Sunday, February 28, 2010

Looking Back - finding inspiration in the past

I recently came across a recording by Charlie Parker that blew me away. The phrasing, fluidity, and pure lyricism on this track “Embraceable You”, make it as fresh sounding today as it was when it was recorded in 1947. In fact, since stumbling upon this, I recalled the great saxophone master Dave Liebman saying how much this solo influenced his approach to melody and phrasing.

A few years ago, I remember asking a well known modern day guitarist what he was working on. I was expecting him to talk of advanced harmonic devices or complex time signatures, but instead he told me he was working out of the Charlie Parker Omnibook.
When Dave Holland was first putting his band together he saturated his listening with Dixieland music from the 1920’s. His goal was to was to recreate that vibe in a modern small group context.

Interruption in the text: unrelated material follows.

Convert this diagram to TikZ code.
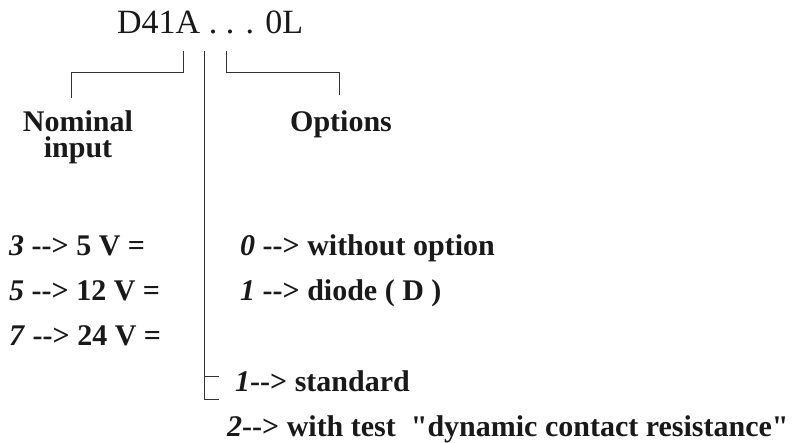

I find all great artists from time to time feel a need to “go back” and draw inspiration from the past masters. One of my favourite art museums is the Vincent Van Gogh museum in Amsterdam. A beautiful and extensive collection of his works laid out chronologically. In the middle of the exhibit while Van Gogh is at the height of his artistic output one stumbles upon these large Renaissance-like paintings. While clearly having found his voice as an artist, Van Gogh felt the need to go back and copy (transcribe) such artists as Rembrandt.
I found a similar example at a Picasso exhibit recently. Again at the peak of his cubist period, his sketchbooks at the time reveal he was still sketching nudes and fruit baskets.
That’s what is known as ’keeping up the chops’!!

1 comment:

  1. I think that there is a great need to 'get into' the structure of a composition. It cleans up my harmonic and rhythmic options and will trigger an emotional connection with the piece. I read something about tin pan alley music being less desireable to musicians than the popular songs of gershwin and Cole Porter and of that ilk. Because publishers had deals with sheet music companies, artists were contracted to play these tunes. In resistance, Louis Armstrong would insist on playing only the good tunes (after having done years of tin pan). Getting familiar with a tune involves making friends with it. I think that often times (especially at jam sessions) we throw the baby out with the bathwater and forget about the courtship phase of a tune. And in that sense, the audience gets thrown out too.

    ....have you heard the 14 min version of "Embraceable You" on jazz at the philharmonic? Bird plays a great solo, but man... Lester Young does too!